Today's MBA of Selling and doing Business

I just read , The Mackay MBA of Selling in the Real World, "Harvey Mackay's economic stimulus plan."

It's custom-tooled to boost the take-home pay of sales pros, from novices to veterans.

It is also great for Business owners in day to day revenue building.


Right now, war is raging between the old school of pound-the-pavement sellers and new age techno-mavens.

Should you still smile-and-shoeshine your way to prospects? Or do you poke the traffic of today's 200-million Tweeters?

Truth is: You better master both. And this book lays out the two worlds with 100 percent ease-of-access.

Coaching legend Lou Holtz, who wrote the introduction, calls Mackay a "playing-field psychologist without rival."

I met Lou Holtz once and he really brings home the importance of knowing your customer, and clients and how to respond to them.

I found a few tips that I think readers are going to find most valuable in this book.

Nothing can ever beat a hungry fighter with a positive attitude.


Success is 90 percent mental, and your attitude determines your altitude.


I am an optimist. It does not seem too much use being anything else.

The difference between failure and success is doing a thing nearly right and doing it exactly right.

Selling is a skill, and you need practice to perfect it.

Practice makes perfect . . . not true.

You have to add one word: Perfect practice makes perfect.

The Beatles performed together live 1,200 times before their 1964 breakout success!

* Confidence can do, well, . . . almost anything!

* I will beats IQ nine times out of 10.

* Believe in yourself or no one else will.

* Do your homework on your clients, I have used "The Mackay 25" checklist on how prospects communicate.

* Know the channel of choice. Some cell phone hounds are strictly texters.

If the customer is a company, do you Google for breaking news? Are you tracking the vast resources of the Invisible Web?

Stay true to yourself at your very best. You can't play outside your range. At the Super Bowl, play the game that got you there.


* Person-to-person contacts remain the single most reliable way to build a durable sales base.

* Learn the new one-two punch of sales. Master the one-on-one, in-person sales closing. But use giveaways like webinars to woo and pre-qualify prospects. Precisely designed pre-qualification programs allow you to create a range of pitch-perfect approaches to reach the total market.

* Recognize that a stint in sales is essential experience for more-and-more CEOs. In all businesses and organizations, everyone is a sales person of one sort or another.

Mind the new twist to the old sales stereotype: Rather than being flamboyantly egocentric, modern sales successes are listening-driven and customer-centric. And because many products are so much more complex, more sales are the work of well-oiled team approaches.
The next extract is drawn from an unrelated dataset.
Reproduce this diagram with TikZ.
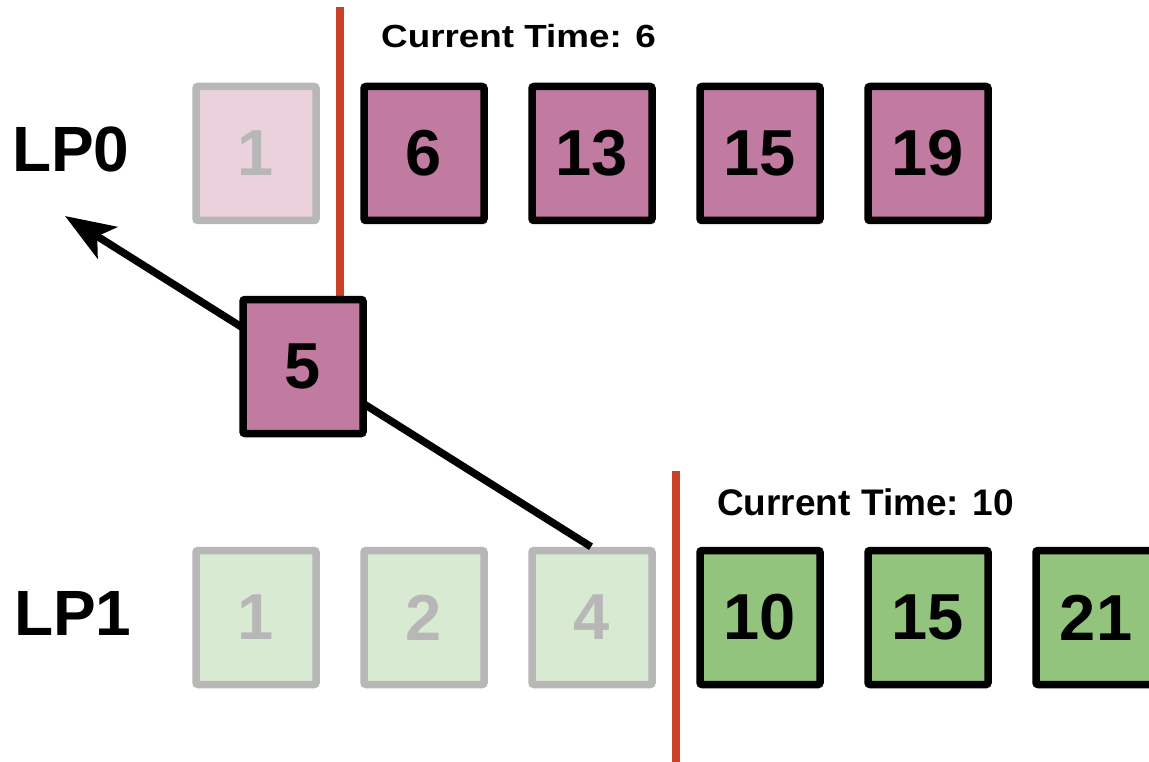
\documentclass[tikz,border=0pt]{standalone}
\usepackage{fontspec}
\setmainfont{Liberation Sans}
\usetikzlibrary{arrows.meta}

\definecolor{evmag}{HTML}{C27BA0}
\definecolor{evmagpale}{HTML}{EAD1DC}
\definecolor{evgreen}{HTML}{93C47D}
\definecolor{evgreenpale}{HTML}{D9EAD3}
\definecolor{doneline}{HTML}{B7B7B7}
\definecolor{nowline}{HTML}{CC4125}

\tikzset{
  event/.style={draw=black, line width=7.5pt, rounded corners=2pt,
    minimum width=120pt, minimum height=134pt, inner sep=0pt,
    font=\fontsize{65}{70}\selectfont\bfseries, text=black},
  pending/.style={event, fill=evmag},
  pendinggreen/.style={event, fill=evgreen},
  processed/.style={event, draw=doneline, text=doneline},
  lpname/.style={anchor=base west, inner sep=0pt,
    font=\fontsize{64}{70}\selectfont\bfseries},
  clocklabel/.style={anchor=base west, inner sep=0pt, font=\bfseries},
  timeline/.style={draw=nowline, line width=8pt},
  message/.style={draw=black, line width=7.5pt,
    -{Stealth[length=50pt, width=37pt, inset=12pt]}}
}

\begin{document}
\begin{tikzpicture}[x=1pt, y=-1pt]
  \clip (0,0) rectangle (1149,762);

  % current-time markers
  \draw[timeline] (340,7) -- (340,320);
  \draw[timeline] (676,471) -- (676,770);

  % process labels and clocks
  \node[lpname] (lp0) at (12,172) {LP0};
  \node[lpname] (lp1) at (14,635) {LP1};
  \node[clocklabel, font=\fontsize{32}{36}\selectfont\bfseries] (clk0) at (381,48)
    {\scalebox{1.15}[1]{Current Time: 6}};
  \node[clocklabel, font=\fontsize{37}{40}\selectfont\bfseries] (clk1) at (717,515)
    {Current Time: 10};

  % LP1 event queue
  \node[processed, fill=evgreenpale] (q1a) at (256,617.5) {1};
  \node[processed, fill=evgreenpale] (q1b) at (424,617.5) {2};
  \node[processed, fill=evgreenpale] (q1c) at (592,617.5) {4};
  \node[pendinggreen] (q1d) at (760,617.5) {10};
  \node[pendinggreen] (q1e) at (928,617.5) {15};
  \node[pendinggreen] (q1f) at (1096,617.5) {21};

  % LP0 event queue
  \node[processed, fill=evmagpale] (q0a) at (256,153.5) {1};
  \node[pending] (q0b) at (424,153.5) {6};
  \node[pending] (q0c) at (592,153.5) {13};
  \node[pending] (q0d) at (760,153.5) {15};
  \node[pending] (q0e) at (928,153.5) {19};

  % straggler message sent from LP1 back to LP0
  \coordinate (msgtip) at (65,216);
  \draw[message] ([xshift=-1pt]q1c.north) -- (msgtip);
  \node[pending] (msg) at (303,366.5) {5};
\end{tikzpicture}
\end{document}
Sales mastery isn't just a profitable business skill.

It's also a great tool for living life well.

Salespeople learn resilience is indispensable. They know failure is not falling down, but staying down.

The Mackay MBA of Selling in the Real World is one of his best books ( I have all them all and he has signed them all for me). . . with advice you can take all the way to the bank.

Bottom line: You can't direct the wind, but you sure can shift the sails.